> _Data provided_

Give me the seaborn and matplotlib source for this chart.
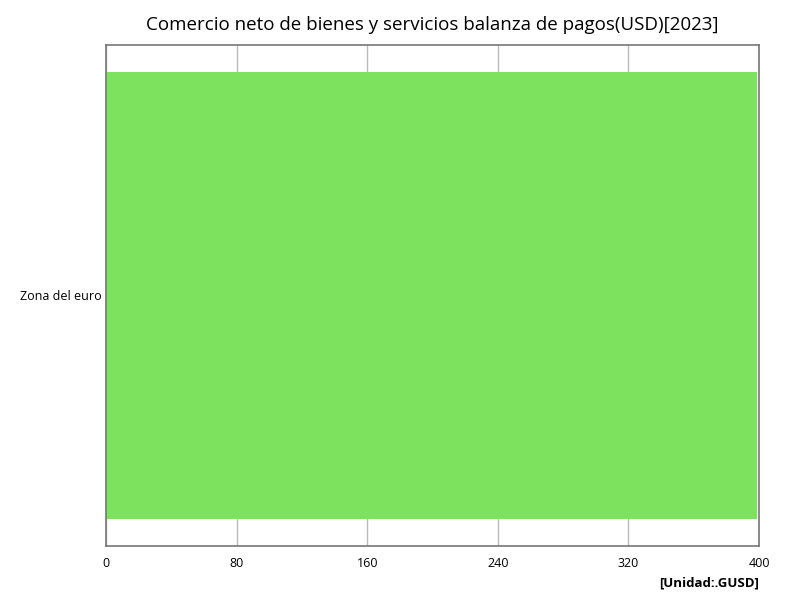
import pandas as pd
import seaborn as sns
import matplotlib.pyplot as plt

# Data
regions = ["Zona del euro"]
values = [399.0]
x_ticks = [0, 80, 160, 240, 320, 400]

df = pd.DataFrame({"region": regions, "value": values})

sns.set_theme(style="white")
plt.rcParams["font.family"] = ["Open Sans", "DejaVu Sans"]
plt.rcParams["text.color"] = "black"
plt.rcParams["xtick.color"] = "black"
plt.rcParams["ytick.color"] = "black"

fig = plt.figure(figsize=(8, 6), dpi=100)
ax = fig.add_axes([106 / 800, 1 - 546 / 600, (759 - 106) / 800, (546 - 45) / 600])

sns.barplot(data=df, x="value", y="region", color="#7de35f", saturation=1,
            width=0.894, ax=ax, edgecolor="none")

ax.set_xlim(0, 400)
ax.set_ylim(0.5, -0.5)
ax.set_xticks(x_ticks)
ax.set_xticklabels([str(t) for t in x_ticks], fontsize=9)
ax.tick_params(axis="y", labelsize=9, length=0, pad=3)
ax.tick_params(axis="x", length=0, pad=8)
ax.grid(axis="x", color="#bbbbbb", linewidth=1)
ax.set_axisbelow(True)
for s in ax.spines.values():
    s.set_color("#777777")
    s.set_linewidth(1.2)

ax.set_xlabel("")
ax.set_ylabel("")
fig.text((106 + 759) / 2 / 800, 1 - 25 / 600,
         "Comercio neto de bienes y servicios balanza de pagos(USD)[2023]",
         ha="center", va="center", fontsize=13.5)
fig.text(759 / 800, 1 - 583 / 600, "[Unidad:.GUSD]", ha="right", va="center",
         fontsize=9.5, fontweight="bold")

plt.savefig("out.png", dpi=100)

> _Problem to solve_
Skip the pictures, please, and transcribe only the lines from the beginning of the material through the one that contains "s.set_linewidth(1.2)".

> _Response for this exercise_
Give me the seaborn and matplotlib source for this chart.
import pandas as pd
import seaborn as sns
import matplotlib.pyplot as plt

# Data
regions = ["Zona del euro"]
values = [399.0]
x_ticks = [0, 80, 160, 240, 320, 400]

df = pd.DataFrame({"region": regions, "value": values})

sns.set_theme(style="white")
plt.rcParams["font.family"] = ["Open Sans", "DejaVu Sans"]
plt.rcParams["text.color"] = "black"
plt.rcParams["xtick.color"] = "black"
plt.rcParams["ytick.color"] = "black"

fig = plt.figure(figsize=(8, 6), dpi=100)
ax = fig.add_axes([106 / 800, 1 - 546 / 600, (759 - 106) / 800, (546 - 45) / 600])

sns.barplot(data=df, x="value", y="region", color="#7de35f", saturation=1,
            width=0.894, ax=ax, edgecolor="none")

ax.set_xlim(0, 400)
ax.set_ylim(0.5, -0.5)
ax.set_xticks(x_ticks)
ax.set_xticklabels([str(t) for t in x_ticks], fontsize=9)
ax.tick_params(axis="y", labelsize=9, length=0, pad=3)
ax.tick_params(axis="x", length=0, pad=8)
ax.grid(axis="x", color="#bbbbbb", linewidth=1)
ax.set_axisbelow(True)
for s in ax.spines.values():
    s.set_color("#777777")
    s.set_linewidth(1.2)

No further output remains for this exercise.